The problem: Write the number of lines holding the word "script", and nothing else.
-- START Material provided --
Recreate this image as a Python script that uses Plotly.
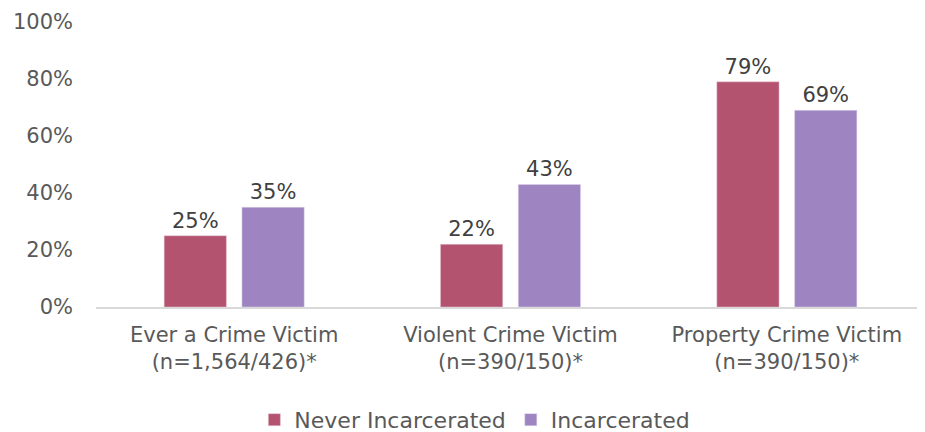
import plotly.graph_objects as go

categories = ["Ever a Crime Victim<br>(n=1,564/426)*",
              "Violent Crime Victim<br>(n=390/150)*",
              "Property Crime Victim<br>(n=390/150)*"]
never_incarcerated = [25, 22, 79]
incarcerated = [35, 43, 69]
tick_vals = [0, 20, 40, 60, 80, 100]
tick_text = ["0%", "20%", "40%", "60%", "80%", "100%"]

FONT = "DejaVu Sans"

fig = go.Figure()
fig.add_trace(go.Bar(
    name="Never Incarcerated", x=categories, y=never_incarcerated,
    marker=dict(color="#B35370", line=dict(color="#E8C6D0", width=0.5)),
    text=[f"{v}%" for v in never_incarcerated], textposition="outside",
    textfont=dict(size=21, color="#404040", family=FONT), cliponaxis=False))
fig.add_trace(go.Bar(
    name="Incarcerated", x=categories, y=incarcerated,
    marker=dict(color="#9E84C0", line=dict(color="#DCD2EA", width=0.5)),
    text=[f"{v}%" for v in incarcerated], textposition="outside",
    textfont=dict(size=21, color="#404040", family=FONT), cliponaxis=False))

# page body has an 8px margin, so the figure is sized to fit the 925x432 window
fig.update_layout(
    width=917, height=424,
    margin=dict(l=88, r=0, t=14, b=125, autoexpand=False),
    paper_bgcolor="white", plot_bgcolor="white",
    barmode="group", bargap=0.437, bargroupgap=0.2,
    font=dict(family=FONT, color="#595959", size=21),
    showlegend=True,
    legend=dict(orientation="h", x=0.457, xanchor="center", y=-0.396, yanchor="middle",
                font=dict(size=22, color="#595959", family=FONT),
                itemwidth=30, traceorder="normal"),
    xaxis=dict(showline=True, linecolor="#D9D9D9", linewidth=1.5, ticks="",
               automargin=False, ticklabelstandoff=8,
               tickfont=dict(size=21, color="#595959", family=FONT)),
    yaxis=dict(range=[0, 100], tickvals=tick_vals, ticktext=tick_text, showgrid=False,
               zeroline=False, showline=False, ticks="", ticklabelstandoff=22,
               automargin=False,
               tickfont=dict(size=21, color="#595959", family=FONT)),
)

fig.write_html("out.html")
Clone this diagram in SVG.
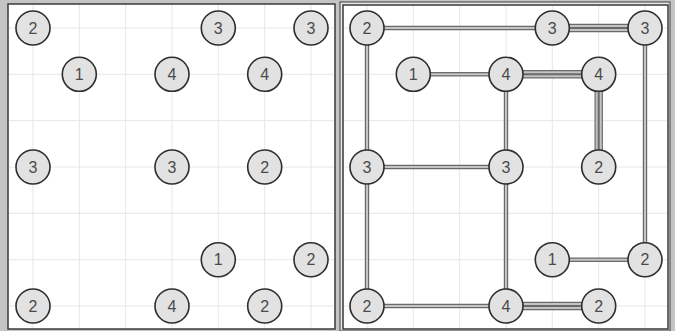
<svg xmlns="http://www.w3.org/2000/svg" width="675" height="331" viewBox="0 0 675 331">
<style>
.bg{fill:#c4c4c4}
.panel{fill:#ffffff;stroke:#3a3a3a;stroke-width:1.5}
.grid{stroke:#e6e6e6;stroke-width:1;fill:none}
.n circle{fill:#e2e2e2;stroke:#2e2e2e;stroke-width:1.6}
.n text{font-family:"Liberation Sans",Arial,sans-serif;font-size:16px;fill:#4a4a4a;text-anchor:middle;dominant-baseline:central}
.bo{stroke:#6a6a6a;stroke-width:4.4;fill:none}
.bi{stroke:#c4c4c4;stroke-width:2;fill:none}
</style>
<rect class="bg" x="0" y="0" width="675" height="331"/>
<rect class="panel" x="8" y="4" width="327" height="325"/>
<rect x="340" y="2" width="330" height="329" fill="#e8e8e8" stroke="#555" stroke-width="1.2"/>
<rect class="panel" x="343" y="5" width="325" height="324"/>
<g id="grid">
<path class="grid" d="M33 5V328M79.3 5V328M125.7 5V328M172 5V328M218.3 5V328M264.7 5V328M311 5V328M9 28H334M9 74.3H334M9 120.7H334M9 167H334M9 213.3H334M9 259.7H334M9 306H334"/>
<path class="grid" d="M367 6V328M413.3 6V328M459.7 6V328M506 6V328M552.3 6V328M598.7 6V328M645 6V328M344 28H667M344 74.3H667M344 120.7H667M344 167H667M344 213.3H667M344 259.7H667M344 306H667"/>
</g>
<g id="connectors">
<path class="bo" d="M367 28H552.3M367 28V167M645 28V259.7M413.3 74.3H506M506 74.3V167M367 167H506M367 167V306M506 167V306M552.3 259.7H645M367 306H506"/>
<path class="bi" d="M367 28H552.3M367 28V167M645 28V259.7M413.3 74.3H506M506 74.3V167M367 167H506M367 167V306M506 167V306M552.3 259.7H645M367 306H506"/>
<path class="bo" d="M552.3 26H645M552.3 30H645M506 72.3H598.7M506 76.3H598.7M596.7 74.3V167M600.7 74.3V167M506 304H598.7M506 308H598.7"/>
<path class="bi" d="M552.3 26H645M552.3 30H645M506 72.3H598.7M506 76.3H598.7M596.7 74.3V167M600.7 74.3V167M506 304H598.7M506 308H598.7"/>
</g>
<g id="L00" class="n"><circle cx="33" cy="28" r="17"/><text x="33" y="28">2</text></g>
<g id="L40" class="n"><circle cx="218.3" cy="28" r="17"/><text x="218.3" y="28">3</text></g>
<g id="L60" class="n"><circle cx="311" cy="28" r="17"/><text x="311" y="28">3</text></g>
<g id="L11" class="n"><circle cx="79.3" cy="74.3" r="17"/><text x="79.3" y="74.3">1</text></g>
<g id="L31" class="n"><circle cx="172" cy="74.3" r="17"/><text x="172" y="74.3">4</text></g>
<g id="L51" class="n"><circle cx="264.7" cy="74.3" r="17"/><text x="264.7" y="74.3">4</text></g>
<g id="L03" class="n"><circle cx="33" cy="167" r="17"/><text x="33" y="167">3</text></g>
<g id="L33" class="n"><circle cx="172" cy="167" r="17"/><text x="172" y="167">3</text></g>
<g id="L53" class="n"><circle cx="264.7" cy="167" r="17"/><text x="264.7" y="167">2</text></g>
<g id="L45" class="n"><circle cx="218.3" cy="259.7" r="17"/><text x="218.3" y="259.7">1</text></g>
<g id="L65" class="n"><circle cx="311" cy="259.7" r="17"/><text x="311" y="259.7">2</text></g>
<g id="L06" class="n"><circle cx="33" cy="306" r="17"/><text x="33" y="306">2</text></g>
<g id="L36" class="n"><circle cx="172" cy="306" r="17"/><text x="172" y="306">4</text></g>
<g id="L56" class="n"><circle cx="264.7" cy="306" r="17"/><text x="264.7" y="306">2</text></g>
<g id="R00" class="n"><circle cx="367" cy="28" r="17"/><text x="367" y="28">2</text></g>
<g id="R40" class="n"><circle cx="552.3" cy="28" r="17"/><text x="552.3" y="28">3</text></g>
<g id="R60" class="n"><circle cx="645" cy="28" r="17"/><text x="645" y="28">3</text></g>
<g id="R11" class="n"><circle cx="413.3" cy="74.3" r="17"/><text x="413.3" y="74.3">1</text></g>
<g id="R31" class="n"><circle cx="506" cy="74.3" r="17"/><text x="506" y="74.3">4</text></g>
<g id="R51" class="n"><circle cx="598.7" cy="74.3" r="17"/><text x="598.7" y="74.3">4</text></g>
<g id="R03" class="n"><circle cx="367" cy="167" r="17"/><text x="367" y="167">3</text></g>
<g id="R33" class="n"><circle cx="506" cy="167" r="17"/><text x="506" y="167">3</text></g>
<g id="R53" class="n"><circle cx="598.7" cy="167" r="17"/><text x="598.7" y="167">2</text></g>
<g id="R45" class="n"><circle cx="552.3" cy="259.7" r="17"/><text x="552.3" y="259.7">1</text></g>
<g id="R65" class="n"><circle cx="645" cy="259.7" r="17"/><text x="645" y="259.7">2</text></g>
<g id="R06" class="n"><circle cx="367" cy="306" r="17"/><text x="367" y="306">2</text></g>
<g id="R36" class="n"><circle cx="506" cy="306" r="17"/><text x="506" y="306">4</text></g>
<g id="R56" class="n"><circle cx="598.7" cy="306" r="17"/><text x="598.7" y="306">2</text></g>
</svg>
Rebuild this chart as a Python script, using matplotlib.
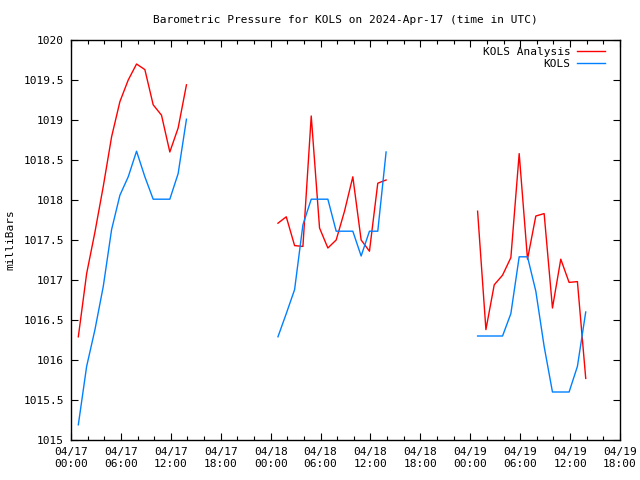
-- END Material provided --
Answer to this exercise: 2